If you want to start practicing this, don't go from zero to sixty. Start small.

  1. The 24-Hour Rule. If something is bothering you or you see a flaw, don't sit on it for weeks. Address it within 24 hours while the details are fresh and the emotions are manageable.
  2. Use "I" Statements. "I felt confused by your presentation" is much harder to argue with than "Your presentation was confusing." It grounds the feedback in your personal experience.
  3. Practice in Low-Stakes Moments. Tell your friend their fly is unzipped. Tell the barista they gave you the wrong milk. Get comfortable with the slight prick of social discomfort that comes with being direct.
  4. Check Your Context. Candor in a 1-on-1 is much more effective than candor in a group of twenty. Publicly challenging someone can feel like an attack, which triggers the defensive brain response and shuts down learning.
  5. Acknowledge the Difficulty. It’s okay to say, "This is hard for me to say, but I think it’s important for the project’s success." It humanizes you and sets the stage for a productive talk.

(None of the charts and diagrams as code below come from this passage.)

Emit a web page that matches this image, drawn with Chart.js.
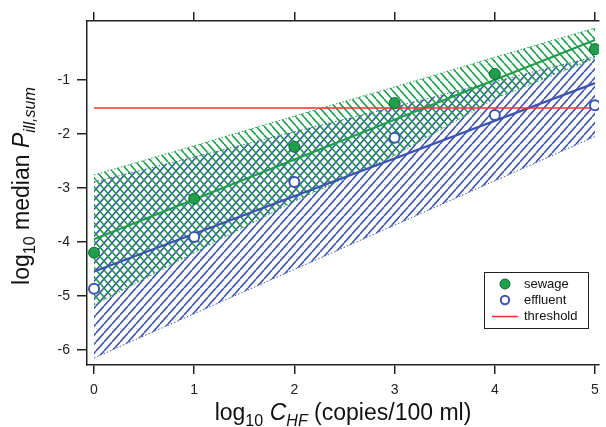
<!DOCTYPE html>
<html lang="en">
<head>
    <meta charset="UTF-8">
    <title>log10 median P ill,sum vs log10 C HF</title>
    <script src="https://cdn.jsdelivr.net/npm/chart.js"></script>
    <style>
        body {
            margin: 0;
            padding: 0;
            background: #ffffff;
        }
        #wrap {
            width: 606px;
            height: 427px;
        }
    </style>
</head>
<body>
    <div id="wrap">
        <canvas id="pillChart" width="606" height="427"></canvas>
    </div>

    <script>
        // values
        const xValues = [0, 1, 2, 3, 4, 5];
        const sewageMedian = [-4.2, -3.2, -2.24, -1.43, -0.89, -0.43];
        const effluentMedian = [-4.87, -3.91, -2.89, -2.07, -1.65, -1.47];

        const fitX = [0, 5];
        const sewageFit = [-3.95, -0.26];
        const effluentFit = [-4.55, -1.06];

        const thresholdX = [0, 5];
        const thresholdY = [-1.52, -1.52];

        const sewageBandUpper = [-2.76, -2.22, -1.67, -1.13, -0.58, -0.04];
        const sewageBandLower = [-5.17, -4.2, -3.25, -2.4, -1.35, -0.6];
        const effluentBandUpper = [-2.89, -2.43, -1.96, -1.5, -1.03, -0.57];
        const effluentBandLower = [-6.15, -5.33, -4.51, -3.69, -2.87, -2.05];

        const xTicks = [0, 1, 2, 3, 4, 5];
        const yTicks = [-6, -5, -4, -3, -2, -1];

        const GREEN = "#1f9e4b";
        const GREEN_DARK = "#0c6a2e";
        const BLUE = "#3d55b0";
        const RED = "#ff2b2b";
        const AXIS = "#222222";
        const FONT = "'Liberation Sans', Arial, sans-serif";

        Chart.defaults.font.family = FONT;

        function pts(xs, ys) {
            return xs.map((x, i) => ({ x: x, y: ys[i] }));
        }

        // hatch tile, dir = 1 for "/" and -1 for "\"
        function hatch(color, dir) {
            const w = 8, h = 9;
            const c = document.createElement("canvas");
            c.width = w;
            c.height = h;
            const g = c.getContext("2d");
            g.strokeStyle = color;
            g.lineWidth = 1.6;
            g.beginPath();
            for (let k = -1; k <= 1; k++) {
                const x0 = k * w;
                if (dir > 0) {
                    g.moveTo(x0, h);
                    g.lineTo(x0 + w, 0);
                } else {
                    g.moveTo(x0, 0);
                    g.lineTo(x0 + w, h);
                }
            }
            g.stroke();
            return g.createPattern(c, "repeat");
        }

        const ctx = document.getElementById("pillChart").getContext("2d");
        const greenHatch = hatch(GREEN, -1);
        const blueHatch = hatch(BLUE, 1);

        // draw text made of pieces (italic / subscript)
        function richText(c, parts, size) {
            let total = 0;
            parts.forEach(p => {
                const fs = p.sub ? size * 0.7 : size;
                c.font = (p.italic ? "italic " : "") + fs + "px " + FONT;
                p.w = c.measureText(p.text).width;
                total += p.w;
            });
            let x = -total / 2;
            parts.forEach(p => {
                const fs = p.sub ? size * 0.7 : size;
                c.font = (p.italic ? "italic " : "") + fs + "px " + FONT;
                c.fillText(p.text, x, p.sub ? size * 0.27 : 0);
                x += p.w;
            });
        }

        const titlesAndLegend = {
            id: "titlesAndLegend",
            afterDraw(chart) {
                const c = chart.ctx;
                c.save();
                c.fillStyle = "#111";
                c.textAlign = "left";
                c.textBaseline = "alphabetic";

                // x title
                c.save();
                c.translate(343, 420);
                richText(c, [
                    { text: "log" },
                    { text: "10", sub: true },
                    { text: " " },
                    { text: "C", italic: true },
                    { text: "HF", italic: true, sub: true },
                    { text: " (copies/100 ml)" }
                ], 23);
                c.restore();

                // y title
                c.save();
                c.translate(29, 186);
                c.rotate(-Math.PI / 2);
                richText(c, [
                    { text: "log" },
                    { text: "10", sub: true },
                    { text: " median " },
                    { text: "P", italic: true },
                    { text: "ill,sum", italic: true, sub: true }
                ], 23);
                c.restore();

                // legend box
                const bx = 484.5, by = 272.5, bw = 104, bh = 56;
                c.fillStyle = "#fff";
                c.fillRect(bx, by, bw, bh);
                c.strokeStyle = AXIS;
                c.lineWidth = 1;
                c.strokeRect(bx, by, bw, bh);

                c.beginPath();
                c.arc(505, 284, 5, 0, Math.PI * 2);
                c.fillStyle = GREEN;
                c.fill();
                c.strokeStyle = GREEN_DARK;
                c.lineWidth = 1;
                c.stroke();

                c.beginPath();
                c.arc(505, 300, 4.2, 0, Math.PI * 2);
                c.fillStyle = "#fff";
                c.fill();
                c.strokeStyle = BLUE;
                c.lineWidth = 2;
                c.stroke();

                c.beginPath();
                c.moveTo(492, 316.5);
                c.lineTo(518, 316.5);
                c.strokeStyle = RED;
                c.lineWidth = 1.5;
                c.stroke();

                c.fillStyle = "#111";
                c.font = "13px " + FONT;
                c.textBaseline = "middle";
                c.fillText("sewage", 524, 284);
                c.fillText("effluent", 524, 300);
                c.fillText("threshold", 524, 316);
                c.restore();
            }
        };

        const edge = (color) => ({
            borderColor: color,
            borderWidth: 1,
            borderDash: [1.5, 2],
            pointRadius: 0,
            order: 5
        });

        const chart = new Chart(ctx, {
            type: "line",
            data: {
                datasets: [
                    Object.assign({ data: pts(xValues, sewageBandUpper), fill: 1, backgroundColor: greenHatch }, edge(GREEN)),
                    Object.assign({ data: pts(xValues, sewageBandLower), fill: false }, edge(GREEN)),
                    Object.assign({ data: pts(xValues, effluentBandUpper), fill: 3, backgroundColor: blueHatch }, edge(BLUE)),
                    Object.assign({ data: pts(xValues, effluentBandLower), fill: false }, edge(BLUE)),
                    {
                        data: pts(fitX, sewageFit),
                        borderColor: GREEN,
                        borderWidth: 2.2,
                        pointRadius: 0,
                        fill: false,
                        order: 3
                    },
                    {
                        data: pts(fitX, effluentFit),
                        borderColor: BLUE,
                        borderWidth: 2.2,
                        pointRadius: 0,
                        fill: false,
                        order: 3
                    },
                    {
                        data: pts(thresholdX, thresholdY),
                        borderColor: RED,
                        borderWidth: 1.6,
                        pointRadius: 0,
                        fill: false,
                        order: 2
                    },
                    {
                        label: "sewage",
                        data: pts(xValues, sewageMedian),
                        showLine: false,
                        pointRadius: 5.5,
                        pointBackgroundColor: GREEN,
                        pointBorderColor: GREEN_DARK,
                        pointBorderWidth: 1,
                        order: 1
                    },
                    {
                        label: "effluent",
                        data: pts(xValues, effluentMedian),
                        showLine: false,
                        pointRadius: 5,
                        pointBackgroundColor: "#fff",
                        pointBorderColor: BLUE,
                        pointBorderWidth: 2,
                        order: 1
                    }
                ]
            },
            options: {
                responsive: false,
                animation: false,
                layout: { padding: 0 },
                plugins: {
                    legend: { display: false },
                    tooltip: { enabled: false }
                },
                scales: {
                    x: {
                        type: "linear",
                        position: "bottom",
                        min: -0.07,
                        max: 5.04,
                        afterBuildTicks: s => { s.ticks = xTicks.map(v => ({ value: v })); },
                        afterFit: s => { s.height = 62; s.paddingLeft = 0; s.paddingRight = 0; },
                        ticks: {
                            color: AXIS,
                            font: { size: 14 },
                            padding: 8,
                            maxRotation: 0,
                            callback: v => String(v)
                        },
                        grid: {
                            drawOnChartArea: false,
                            drawTicks: true,
                            tickLength: 9,
                            tickColor: AXIS,
                            lineWidth: 1.5
                        },
                        border: { display: true, color: AXIS, width: 1.5 }
                    },
                    x2: {
                        type: "linear",
                        position: "top",
                        min: -0.07,
                        max: 5.04,
                        afterBuildTicks: s => { s.ticks = xTicks.map(v => ({ value: v })); },
                        afterFit: s => { s.height = 21; s.paddingLeft = 0; s.paddingRight = 0; },
                        ticks: { display: false },
                        grid: {
                            drawOnChartArea: false,
                            drawTicks: true,
                            tickLength: 9,
                            tickColor: AXIS,
                            lineWidth: 1.5
                        },
                        border: { display: true, color: AXIS, width: 1.5 }
                    },
                    y: {
                        type: "linear",
                        position: "left",
                        min: -6.28,
                        max: 0.09,
                        afterBuildTicks: s => { s.ticks = yTicks.map(v => ({ value: v })); },
                        afterFit: s => { s.width = 87; s.paddingTop = 0; s.paddingBottom = 0; },
                        ticks: {
                            color: AXIS,
                            font: { size: 14 },
                            padding: 7,
                            callback: v => String(v)
                        },
                        grid: {
                            drawOnChartArea: false,
                            drawTicks: true,
                            tickLength: 10,
                            tickColor: AXIS,
                            lineWidth: 1.5
                        },
                        border: { display: true, color: AXIS, width: 1.5 }
                    }
                }
            },
            plugins: [titlesAndLegend]
        });
    </script>
</body>
</html>
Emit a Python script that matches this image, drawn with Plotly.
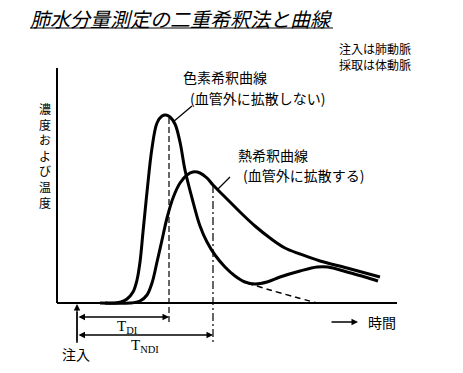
import plotly.graph_objects as go

# Schematic data (time units, signal units in picture space; y grows downward)
dye_x = [100, 115, 121, 127, 133, 137, 140, 143, 147, 152, 157, 162, 166, 170, 175, 180, 185, 192, 200, 207, 215, 225, 235, 245, 255, 267, 280, 300, 317, 328, 347, 365, 378]
dye_y = [303, 303, 302, 299, 292, 280, 262, 232, 192, 148, 123, 116, 115, 117, 124, 142, 170, 198, 226, 242, 255, 267, 276, 282, 284, 282, 277, 271, 267, 267, 272, 277, 281]

thermal_x = [105, 130, 140, 147, 152, 157, 162, 167, 173, 180, 187, 193, 200, 207, 213, 225, 240, 255, 270, 285, 300, 320, 347, 380]
thermal_y = [303, 303, 301, 295, 283, 262, 240, 218, 198, 183, 175, 172, 173, 178, 185, 197, 212, 226, 238, 248, 254, 261, 268, 277]

extrap_x = [247, 270, 295, 317]
extrap_y = [283, 290, 297, 303]

baseline_x = [57, 397]
baseline_y = [303, 303]
yaxis_x = [57, 57]
yaxis_y = [68, 303]

t_inject = 77
t_di = 169
t_ndi = 213

title_text = "肺水分量測定の二重希釈法と曲線"
note_lines = ["注入は肺動脈", "採取は体動脈"]
ylabel_chars = list("濃度および温度")
dye_label = ["色素希釈曲線", "(血管外に拡散しない)"]
thermal_label = ["熱希釈曲線", "(血管外に拡散する)"]

JP = "Noto Sans CJK JP"
fig = go.Figure()

def line(x, y, width=2, dash="solid", shape="linear"):
    fig.add_trace(go.Scatter(x=x, y=y, mode="lines", hoverinfo="skip",
                             line=dict(color="black", width=width, dash=dash, shape=shape, smoothing=1.0)))

# axes
line(yaxis_x, yaxis_y, 2)
line(baseline_x, baseline_y, 2)
# curves
line(dye_x, dye_y, 3, shape="spline")
line(thermal_x, thermal_y, 3, shape="spline")
line(extrap_x, extrap_y, 1.5, dash="6px,4px", shape="spline")
# vertical guide lines
line([t_di, t_di], [118, 322], 1.2, dash="6px,3px")
line([t_ndi, t_ndi], [185, 343], 1.2, dash="8px,3px,2px,3px")
line([t_inject, t_inject], [312, 343], 1.3)
# leaders
line([192, 173], [106, 122], 1.3)
line([230, 217], [177, 190], 1.3)

ann = []
def text(x, y, s, size=14, family=JP, xanchor="center", align="center"):
    ann.append(dict(x=x, y=y, xref="x", yref="y", text=s, showarrow=False, align=align,
                    font=dict(family=family, size=size, color="black"), xanchor=xanchor, yanchor="middle"))

def arrow(x0, y0, x1, y1, side="end", head=2, size=1.0):
    ann.append(dict(x=x1, y=y1, ax=x0, ay=y0, xref="x", yref="y", axref="x", ayref="y",
                    text="", showarrow=True, arrowhead=head, arrowsize=size, arrowwidth=1.3,
                    arrowcolor="black", arrowside=side, startarrowhead=head, startarrowsize=size))

text(181, 18, "<i>" + title_text + "</i>", size=20)
line([30, 333], [28, 28], 1.2)
text(413, 56, "<br>".join(note_lines), size=12, xanchor="right", align="right")
text(45, 155, "<br>".join(ylabel_chars), size=12)
text(225, 77, dye_label[0], size=14)
text(257, 98, dye_label[1], size=14)
text(273, 155, thermal_label[0], size=14)
text(303, 175, thermal_label[1], size=14)

arrow(t_inject, 343, t_inject, 304)
arrow(t_inject, 317, t_di, 317, side="end+start")
arrow(t_inject, 335, t_ndi, 335, side="end+start")
arrow(330, 322, 358, 322)
text(382, 322, "時間", size=14)
text(76, 354, "注入", size=14)
text(127, 327, "T<sub>DI</sub>", size=15, family="Liberation Serif")
text(145, 346, "T<sub>NDI</sub>", size=15, family="Liberation Serif")

fig.update_layout(
    width=463, height=373, margin=dict(l=0, r=0, t=0, b=0),
    paper_bgcolor="white", plot_bgcolor="white", showlegend=False,
    hovermode=False, dragmode=False,
    xaxis=dict(range=[0, 463], visible=False, fixedrange=True),
    yaxis=dict(range=[373, 0], visible=False, fixedrange=True),
    annotations=ann,
)
fig.write_html("out.html", config={"displayModeBar": False, "staticPlot": True},
               post_script="document.body.style.margin='0';document.body.style.overflow='hidden';")
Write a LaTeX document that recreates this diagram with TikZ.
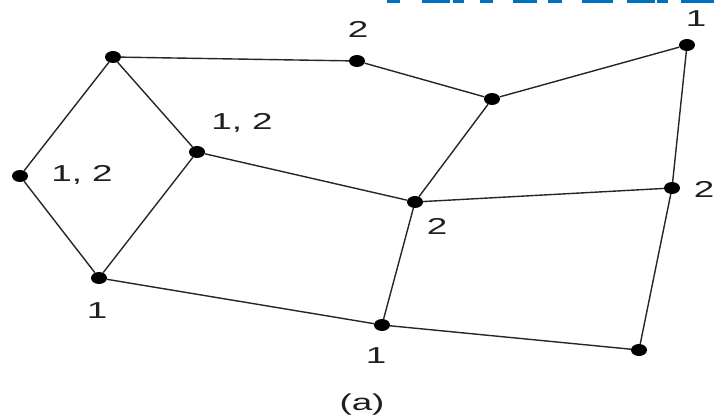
\documentclass[tikz,border=0pt]{standalone}
\usepackage{fontspec}
\setmainfont{Liberation Sans}
\usetikzlibrary{shapes.geometric}
\definecolor{wmblue}{RGB}{0,112,192}
\newcommand{\lbl}[1]{\scalebox{1.6}[1]{\fontsize{23}{23}\selectfont #1}}
\tikzset{
  vtx/.style={ellipse, fill=black, draw=none, minimum width=16pt, minimum height=12pt, inner sep=0pt},
  edge/.style={draw=black!85, line width=1.4pt},
  lab/.style={inner sep=0pt, anchor=base, text=black!88},
  wm/.style={fill=wmblue, draw=none}
}
\begin{document}
\begin{tikzpicture}[x=1pt,y=-1pt]
\useasboundingbox (0,0) rectangle (718,419);
\fill[white] (0,0) rectangle (718,419);
% watermark fragments at top edge
\foreach \a/\b in {387/400,422/450,453/464,480/493,513/537,548/562,582/613,627/655,657/668,681/714}
  \fill[wm] (\a,0) rectangle (\b,3);
% vertices
\node[vtx] (A) at (113,57) {};
\node[vtx] (B) at (20,176) {};
\node[vtx] (C) at (197,152) {};
\node[vtx] (D) at (99,278) {};
\node[vtx] (E) at (357,61) {};
\node[vtx] (F) at (492,99) {};
\node[vtx] (G) at (687,45) {};
\node[vtx] (H) at (415,202) {};
\node[vtx] (I) at (672,188) {};
\node[vtx] (J) at (382,325) {};
\node[vtx] (K) at (639,350) {};
% edges
\foreach \u/\v in {A/E,E/F,F/G,G/I,A/B,A/C,B/D,C/D,C/H,F/H,H/I,H/J,D/J,J/K,I/K}
  \draw[edge] (\u) -- (\v);
% labels
\node[lab] (lE) at (358,38) {\lbl{2}};
\node[lab] (lG) at (696,27) {\lbl{1}};
\node[lab] (lC) at (242,130) {\lbl{1, 2}};
\node[lab] (lB) at (82,182) {\lbl{1, 2}};
\node[lab] (lD) at (97,319) {\lbl{1}};
\node[lab] (lH) at (437,235) {\lbl{2}};
\node[lab] (lI) at (704,198) {\lbl{2}};
\node[lab] (lJ) at (376,364) {\lbl{1}};
\node[lab] (cap) at (362,411) {\lbl{(a)}};
\end{tikzpicture}
\end{document}
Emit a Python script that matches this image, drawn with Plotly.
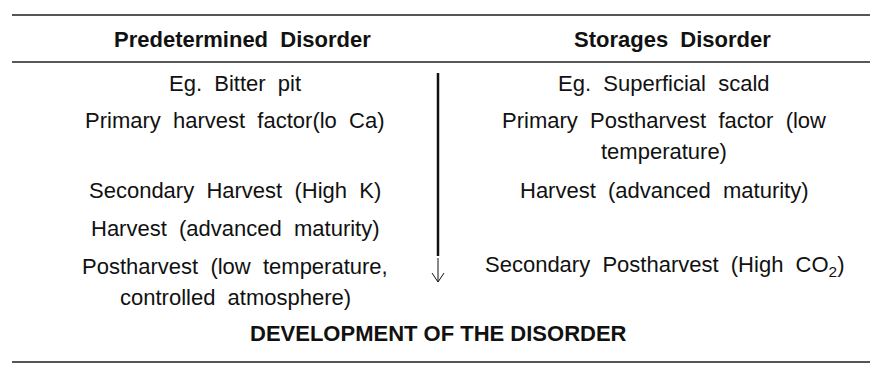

Ultimately, candor is a muscle. The more you use it, the stronger it gets. It reduces politics, speeds up decision-making, and honestly, just makes life a lot less exhausting. You don't have to remember which lie or half-truth you told to whom. You just tell the truth, kindly and directly, and move on to the next thing.

To get started today, identify one "undiscussable" topic in your current project. Find a way to bring it up in your next check-in using the "I'm concerned about [X] because of [Y]" format. You might be surprised how much your team appreciates someone finally saying the quiet part out loud.